In a more negative scenario, if liquidity tightens or a major market shock occurs, Bitcoin could fall back toward $90,000–$100,000. Despite such risks, long-term investors generally see dips as buying opportunities because of the ongoing expansion of crypto adoption worldwide.

India and Asia Lead in Adoption

India continues to be one of the fastest-growing crypto markets globally, even amid regulatory uncertainty. The country now accounts for nearly half of the world’s real-time digital transactions, reflecting its advanced digital infrastructure. At the Global Fintech Fest in Mumbai, officials announced a new foreign currency settlement system, further strengthening India’s digital payments ecosystem.

While the Reserve Bank of India remains cautious about launching its central bank digital currency, the private crypto market in the country is expanding rapidly. Indian investors are increasingly aware of blockchain technology’s potential, and local exchanges are working to provide secure, compliant platforms.

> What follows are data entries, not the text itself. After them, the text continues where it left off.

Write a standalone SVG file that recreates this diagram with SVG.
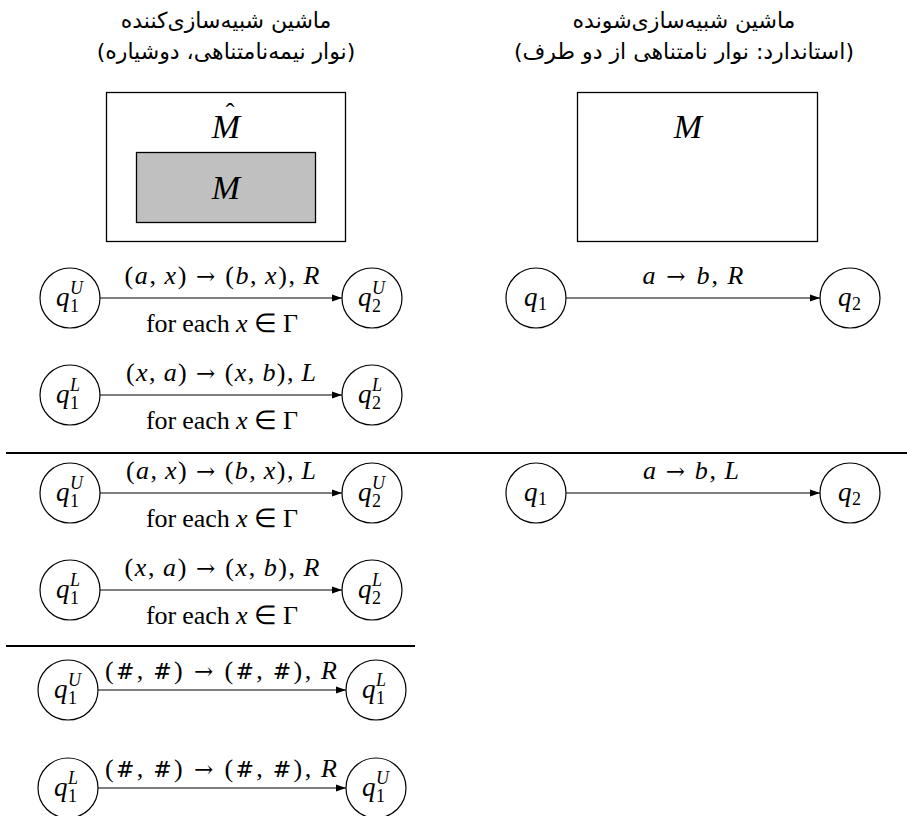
<svg xmlns="http://www.w3.org/2000/svg" width="907" height="816" viewBox="0 0 907 816">
<style>
.fa{font-family:"DejaVu Sans","Noto Sans",sans-serif;font-size:22px;direction:rtl;text-anchor:middle;fill:#000}
.m{font-family:"Liberation Serif",serif;font-size:26px;fill:#000}
.q{font-family:"Liberation Serif",serif;font-size:27px;font-style:italic;fill:#000}
.big{font-family:"Liberation Serif",serif;font-size:34px;font-style:italic;fill:#000;text-anchor:middle}
.i{font-style:italic}
.w{font-family:"DejaVu Serif",serif;font-size:23px}
.h{font-family:"DejaVu Serif",serif;font-size:22px}
.sb{font-size:18px;font-style:normal}
.sp{font-size:18px;font-style:italic}
.lbl{text-anchor:middle}
.node circle{fill:#fff;stroke:#000;stroke-width:1.2}
.edge{stroke:#000;stroke-width:1.2;fill:none;marker-end:url(#arr)}
.sep{stroke:#000;stroke-width:2}
.box{fill:#fff;stroke:#000;stroke-width:1.3}
</style>
<defs>
<marker id="arr" markerWidth="10" markerHeight="8" refX="10" refY="4" orient="auto" markerUnits="userSpaceOnUse"><path d="M0,0.5 L10,4 L0,7.5 z" fill="#000"/></marker>
</defs>
<rect width="907" height="816" fill="#fff"/>

<g id="header-left">
<text class="fa" x="226" y="28">ماشین شبیه&#x200C;سازی&#x200C;کننده</text>
<text class="fa" x="226" y="59">(نوار نیمه&#x200C;نامتناهی، دوشیاره)</text>
</g>
<g id="header-right">
<text class="fa" x="684" y="28">ماشین شبیه&#x200C;سازی&#x200C;شونده</text>
<text class="fa" x="684" y="59">(استاندارد: نوار نامتناهی از دو طرف)</text>
</g>

<g id="box-Mhat">
<rect class="box" x="106.5" y="92.5" width="239" height="149"/>
<text class="big" x="226" y="138">M<tspan x="230" dy="-17" font-size="26" font-style="normal">ˆ</tspan></text>
</g>
<g id="box-M-inner">
<rect x="136.5" y="152.5" width="179" height="70" fill="#c0c0c0" stroke="#000" stroke-width="1.3"/>
<text class="big" x="226" y="199">M</text>
</g>
<g id="box-M-right">
<rect class="box" x="577.5" y="92.5" width="240" height="149"/>
<text class="big" x="688" y="138">M</text>
</g>

<g id="connectors">
<line class="edge" x1="100" y1="298" x2="342" y2="298"/>
<line class="edge" x1="100" y1="395" x2="342" y2="395"/>
<line class="edge" x1="566" y1="298" x2="820" y2="298"/>
<line class="edge" x1="100" y1="493" x2="342" y2="493"/>
<line class="edge" x1="100" y1="590" x2="342" y2="590"/>
<line class="edge" x1="566" y1="493" x2="820" y2="493"/>
<line class="edge" x1="98" y1="690" x2="346" y2="690"/>
<line class="edge" x1="98" y1="788" x2="346" y2="788"/>
</g>

<g id="separators">
<line class="sep" x1="6" y1="453" x2="907" y2="453"/>
<line class="sep" x1="6" y1="646" x2="415" y2="646"/>
</g>

<g id="labels">
<text class="m lbl" x="222" y="284" textLength="195" lengthAdjust="spacing">(<tspan class="i">a</tspan>,&#x2009;<tspan class="i">x</tspan>) <tspan class="w">→</tspan> (<tspan class="i">b</tspan>,&#x2009;<tspan class="i">x</tspan>),&#x2009;<tspan class="i">R</tspan></text>
<text class="m lbl" x="222" y="332" textLength="152" lengthAdjust="spacing">for each <tspan class="i">x</tspan> ∈ Γ</text>
<text class="m lbl" x="221" y="381" textLength="190" lengthAdjust="spacing">(<tspan class="i">x</tspan>,&#x2009;<tspan class="i">a</tspan>) <tspan class="w">→</tspan> (<tspan class="i">x</tspan>,&#x2009;<tspan class="i">b</tspan>),&#x2009;<tspan class="i">L</tspan></text>
<text class="m lbl" x="222" y="429" textLength="152" lengthAdjust="spacing">for each <tspan class="i">x</tspan> ∈ Γ</text>
<text class="m lbl" x="693" y="284" textLength="101" lengthAdjust="spacing"><tspan class="i">a</tspan> <tspan class="w">→</tspan> <tspan class="i">b</tspan>,&#x2009;<tspan class="i">R</tspan></text>
<text class="m lbl" x="221" y="479" textLength="190" lengthAdjust="spacing">(<tspan class="i">a</tspan>,&#x2009;<tspan class="i">x</tspan>) <tspan class="w">→</tspan> (<tspan class="i">b</tspan>,&#x2009;<tspan class="i">x</tspan>),&#x2009;<tspan class="i">L</tspan></text>
<text class="m lbl" x="222" y="527" textLength="152" lengthAdjust="spacing">for each <tspan class="i">x</tspan> ∈ Γ</text>
<text class="m lbl" x="222" y="576" textLength="195" lengthAdjust="spacing">(<tspan class="i">x</tspan>,&#x2009;<tspan class="i">a</tspan>) <tspan class="w">→</tspan> (<tspan class="i">x</tspan>,&#x2009;<tspan class="i">b</tspan>),&#x2009;<tspan class="i">R</tspan></text>
<text class="m lbl" x="222" y="624" textLength="152" lengthAdjust="spacing">for each <tspan class="i">x</tspan> ∈ Γ</text>
<text class="m lbl" x="691" y="479" textLength="96" lengthAdjust="spacing"><tspan class="i">a</tspan> <tspan class="w">→</tspan> <tspan class="i">b</tspan>,&#x2009;<tspan class="i">L</tspan></text>
<text class="m lbl" x="221" y="679" textLength="232" lengthAdjust="spacing">(<tspan class="h">#</tspan>,&#x2009;<tspan class="h">#</tspan>) <tspan class="w">→</tspan> (<tspan class="h">#</tspan>,&#x2009;<tspan class="h">#</tspan>),&#x2009;<tspan class="i">R</tspan></text>
<text class="m lbl" x="221" y="777" textLength="232" lengthAdjust="spacing">(<tspan class="h">#</tspan>,&#x2009;<tspan class="h">#</tspan>) <tspan class="w">→</tspan> (<tspan class="h">#</tspan>,&#x2009;<tspan class="h">#</tspan>),&#x2009;<tspan class="i">R</tspan></text>
</g>

<g id="n1U" class="node"><circle cx="70" cy="298" r="30"/><text class="q" x="56" y="306">q<tspan class="sb" x="70" dy="6">1</tspan><tspan class="sp" x="70" dy="-18">U</tspan></text></g>
<g id="n2U" class="node"><circle cx="372" cy="298" r="30"/><text class="q" x="358" y="306">q<tspan class="sb" x="372" dy="6">2</tspan><tspan class="sp" x="372" dy="-18">U</tspan></text></g>
<g id="n1L" class="node"><circle cx="70" cy="395" r="30"/><text class="q" x="56" y="403">q<tspan class="sb" x="70" dy="6">1</tspan><tspan class="sp" x="70" dy="-18">L</tspan></text></g>
<g id="n2L" class="node"><circle cx="372" cy="395" r="30"/><text class="q" x="358" y="403">q<tspan class="sb" x="372" dy="6">2</tspan><tspan class="sp" x="372" dy="-18">L</tspan></text></g>
<g id="r1" class="node"><circle cx="536" cy="298" r="30"/><text class="q" x="524" y="306">q<tspan class="sb" x="538" dy="4">1</tspan></text></g>
<g id="r2" class="node"><circle cx="850" cy="298" r="30"/><text class="q" x="838" y="306">q<tspan class="sb" x="852" dy="4">2</tspan></text></g>

<g id="n3U" class="node"><circle cx="70" cy="493" r="30"/><text class="q" x="56" y="501">q<tspan class="sb" x="70" dy="6">1</tspan><tspan class="sp" x="70" dy="-18">U</tspan></text></g>
<g id="n4U" class="node"><circle cx="372" cy="493" r="30"/><text class="q" x="358" y="501">q<tspan class="sb" x="372" dy="6">2</tspan><tspan class="sp" x="372" dy="-18">U</tspan></text></g>
<g id="n3L" class="node"><circle cx="70" cy="590" r="30"/><text class="q" x="56" y="598">q<tspan class="sb" x="70" dy="6">1</tspan><tspan class="sp" x="70" dy="-18">L</tspan></text></g>
<g id="n4L" class="node"><circle cx="372" cy="590" r="30"/><text class="q" x="358" y="598">q<tspan class="sb" x="372" dy="6">2</tspan><tspan class="sp" x="372" dy="-18">L</tspan></text></g>
<g id="r3" class="node"><circle cx="536" cy="493" r="30"/><text class="q" x="524" y="501">q<tspan class="sb" x="538" dy="4">1</tspan></text></g>
<g id="r4" class="node"><circle cx="850" cy="493" r="30"/><text class="q" x="838" y="501">q<tspan class="sb" x="852" dy="4">2</tspan></text></g>

<g id="n5U" class="node"><circle cx="68" cy="690" r="30"/><text class="q" x="54" y="698">q<tspan class="sb" x="68" dy="6">1</tspan><tspan class="sp" x="68" dy="-18">U</tspan></text></g>
<g id="n5L" class="node"><circle cx="376" cy="690" r="30"/><text class="q" x="362" y="698">q<tspan class="sb" x="376" dy="6">1</tspan><tspan class="sp" x="376" dy="-18">L</tspan></text></g>
<g id="n6L" class="node"><circle cx="68" cy="788" r="30"/><text class="q" x="54" y="796">q<tspan class="sb" x="68" dy="6">1</tspan><tspan class="sp" x="68" dy="-18">L</tspan></text></g>
<g id="n6U" class="node"><circle cx="376" cy="788" r="30"/><text class="q" x="362" y="796">q<tspan class="sb" x="376" dy="6">1</tspan><tspan class="sp" x="376" dy="-18">U</tspan></text></g>
</svg>
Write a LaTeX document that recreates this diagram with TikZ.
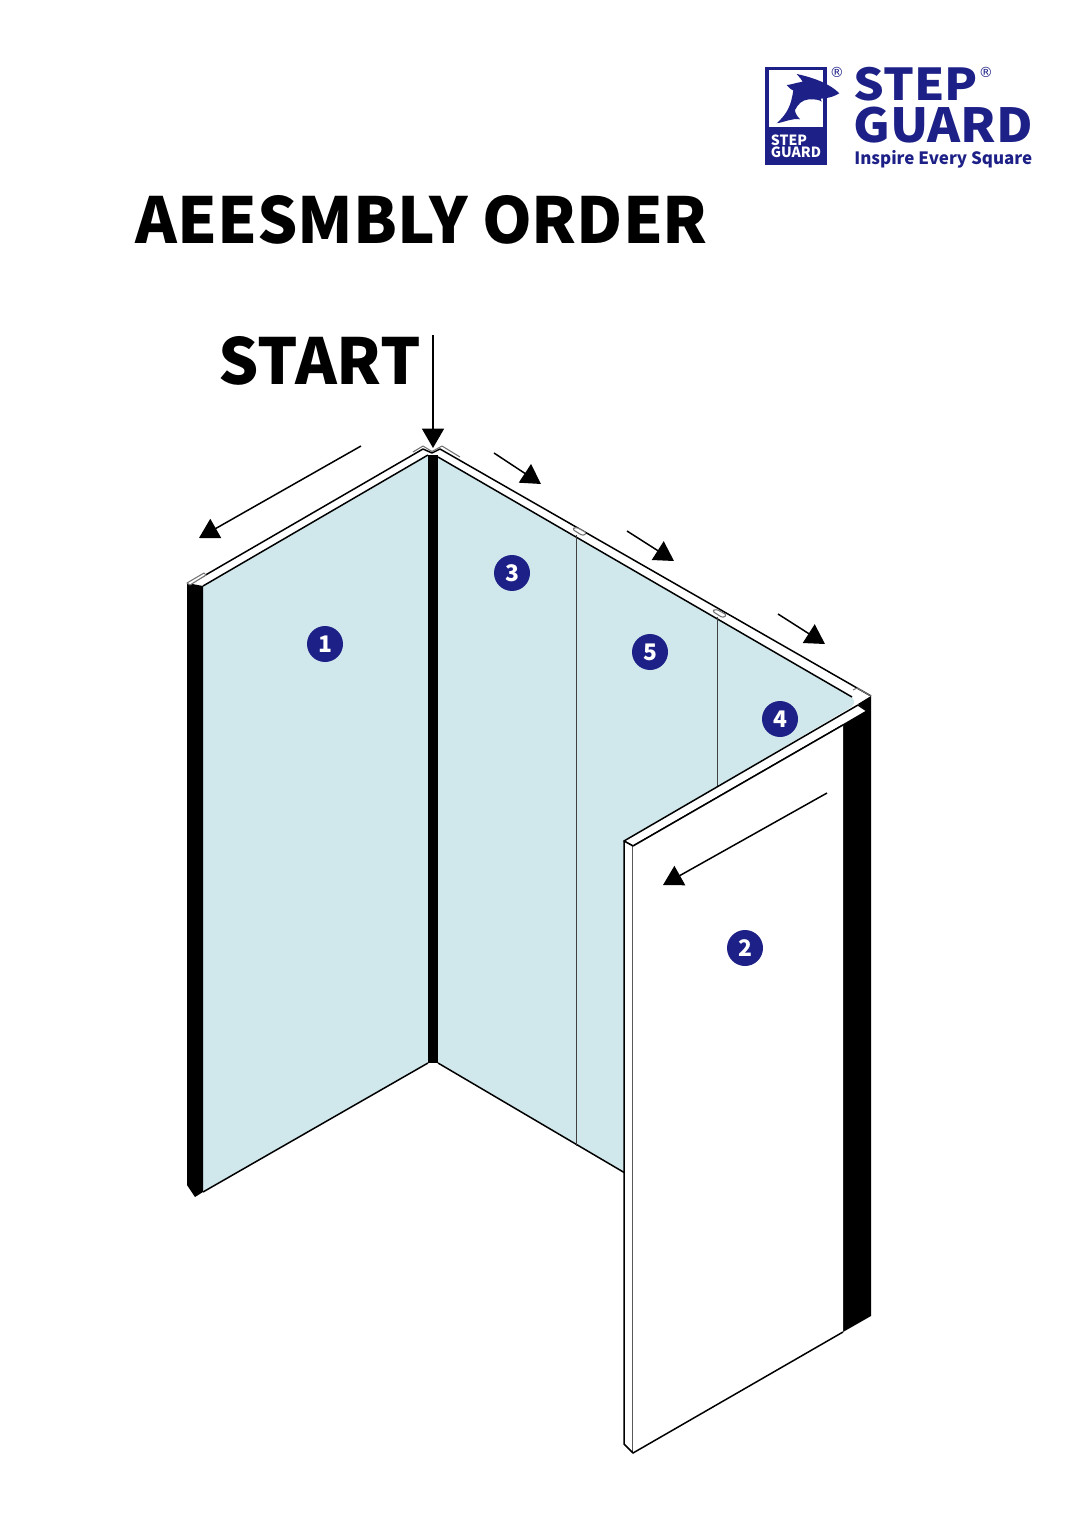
\documentclass[tikz,border=0pt]{standalone}
\usepackage{fontspec}
\setmainfont{Noto Sans CJK SC}
\newfontfamily\stepfont[FakeStretch=1.1]{Noto Sans CJK SC}
\newfontfamily\guardfont[FakeStretch=1.07]{Noto Sans CJK SC}
\newfontfamily\markfont{DejaVu Sans}
\usetikzlibrary{arrows.meta}
\definecolor{panelteal}{HTML}{D0E8EC}
\definecolor{stepnavy}{HTML}{1D2087}
\tikzset{
  edgeline/.style={black,line width=0.85pt,line join=round},
  thinline/.style={black!75,line width=0.55pt},
  clipline/.style={black!55,line width=0.6pt,fill=white,line join=round},
  orderarrow/.style={black,line width=0.85pt,-{Triangle[length=11pt,width=12.5pt]}},
  badge/.style={circle,fill=stepnavy,text=white,minimum size=0.72cm,inner sep=0pt,font=\fontsize{13}{13}\selectfont\bfseries},
  heading/.style={anchor=base west,inner sep=0pt,font=\fontsize{36.1}{36.1}\selectfont\bfseries},
  logotext/.style={anchor=base west,inner sep=0pt,text=stepnavy}
}
\begin{document}
\begin{tikzpicture}[x=0.02cm,y=-0.02cm]
\useasboundingbox (0,0) rectangle (1080,1527);
% panels
\fill[panelteal] (203,586)--(428,455)--(428,1063)--(203,1192)--cycle;
\fill[panelteal] (438,457)--(852,697) .. controls (856,702) and (854,706) .. (848,709)
  --(625,841)--(625,1173)--(438,1063)--cycle;
% black edges
\fill[black] (187,583)--(203,586)--(203,1192)--(195,1197)--(187,1185)--cycle;
\fill[black] (428,455)--(438,455)--(438,1063)--(428,1063)--cycle;
\fill[black] (843,725)--(867,711)--(858,704)--(871,696)--(871,1316)--(843,1332)--cycle;
% top strips
\draw[edgeline] (190,584)--(423,449)--(432,453)--(440,449)--(871,696);
\draw[edgeline] (203,586)--(428,455) (438,457)--(852,697);
\draw[edgeline] (203,1192)--(428,1063) (438,1063)--(625,1173);
% clips
\draw[clipline] (187,583)--(204,573)--(206,575)--(190,585)--cycle;
\draw[clipline,fill=none] (413,452)--(423,446)--(432,451.5)--(442,446)--(460,457);
\draw[clipline,rounded corners=1.5pt] (572,529)--(576,527)--(587,533)--(583,536)--cycle;
\draw[clipline,rounded corners=1.5pt] (712,611)--(716,609)--(727,615)--(723,618)--cycle;
\draw[clipline,fill=none] (853,690)--(857,688)--(871,696);
% dividers
\draw[thinline] (576,535)--(576,1146);
\draw[thinline] (717,617)--(717,787);
% panel 2
\draw[edgeline,fill=white] (624,841)--(858,705)--(867,711)--(843,725)--(633,846)--cycle;
\draw[edgeline,fill=white] (624,841)--(633,846)--(633,1453)--(624,1444)--cycle;
\fill[white] (633,846)--(843,725)--(843,1332)--(633,1453)--cycle;
\draw[edgeline] (633,846)--(843,725) (633,1453)--(843,1332);
% arrows
\coordinate (startfrom) at (433,335);
\coordinate (startto) at (433,448);
\coordinate (afrom) at (361,446);
\coordinate (ato) at (199,538);
\coordinate (bfrom) at (494,453);
\coordinate (bto) at (541,484);
\coordinate (cfrom) at (627,531);
\coordinate (cto) at (674,561);
\coordinate (dfrom) at (778,614);
\coordinate (dto) at (825,644);
\coordinate (efrom) at (827,793);
\coordinate (eto) at (663,885);
\foreach \p in {start,a,b,c,d,e}
  \draw[orderarrow] (\p from)--(\p to);
% order numbers
\foreach \n/\x/\y in {1/325/644,3/512/573,5/650/652,4/780/719,2/745/948}
  \node[badge] (no\n) at (\x,\y) {\n};
% headings
\node[heading] (title) at (135,244) {AEESMBLY ORDER};
\node[heading] (start) at (218,384) {START};
% logo
\fill[stepnavy] (765,67) rectangle (827,165);
\fill[white] (768.5,70.5) rectangle (823,127);
\fill[stepnavy] (839.3,93.3) .. controls (830,84) and (815,78) .. (796.7,74)
  .. controls (800,78) and (802,80) .. (802.7,81.7) .. controls (795,83) and (790,85) .. (786.7,85)
  .. controls (789,88) and (792,90) .. (793.3,90.5) .. controls (791,105) and (788,113) .. (776.7,123.3)
  .. controls (785,122) and (792,118) .. (800,119.3) .. controls (796,115) and (795,112) .. (795,110)
  .. controls (798,104) and (802,100) .. (809,99.3) .. controls (815,99) and (820,100) .. (821.7,101.7)
  .. controls (821.5,100) and (821,99.5) .. (820.7,98.7) .. controls (830,98) and (835,96) .. (839.3,93.3) -- cycle;
\node[anchor=base west,inner sep=0pt,text=white,font=\fontsize{8}{8}\selectfont\bfseries] (logoa) at (770.5,146) {STEP};
\node[anchor=base west,inner sep=0pt,text=white,font=\fontsize{8}{8}\selectfont\bfseries] (logob) at (770.5,157.5) {GUARD};
\node[logotext,font=\fontsize{25}{25}\stepfont\bfseries] (logoc) at (853,101) {STEP};
\node[logotext,font=\fontsize{26.7}{26.7}\guardfont\bfseries] (logod) at (853,143) {GUARD};
\node[logotext,font=\fontsize{9.65}{9.65}\selectfont\bfseries] (logoe) at (854,165) {Inspire Every Square};
\node[text=stepnavy,inner sep=0pt,font=\fontsize{8}{8}\markfont] (marka) at (837,72) {®};
\node[text=stepnavy,inner sep=0pt,font=\fontsize{8}{8}\markfont] (markb) at (986,72) {®};
\end{tikzpicture}
\end{document}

Across Asia, countries like Singapore, Japan, and South Korea are adopting a balanced regulatory approach. They are encouraging innovation while ensuring investor protection, making Asia one of the most dynamic regions for blockchain development and crypto investment.

Final Thoughts

The crypto market today presents a blend of optimism and caution. Bitcoin’s surge to record levels reflects strong investor confidence and growing institutional interest, while Ethereum’s pullback reminds traders of the market’s natural volatility. The influx of institutional capital, the creation of new investment tools, and global inflation concerns are driving long-term growth in the sector.

At the same time, sharp price movements, ongoing regulatory debates, and security challenges highlight the risks that remain. Despite short-term fluctuations, digital assets are becoming an integral part of the global financial landscape. The current market cycle may mark the beginning of a more mature phase for cryptocurrency, where transparency, regulation, and innovation define sustainable growth for years to come.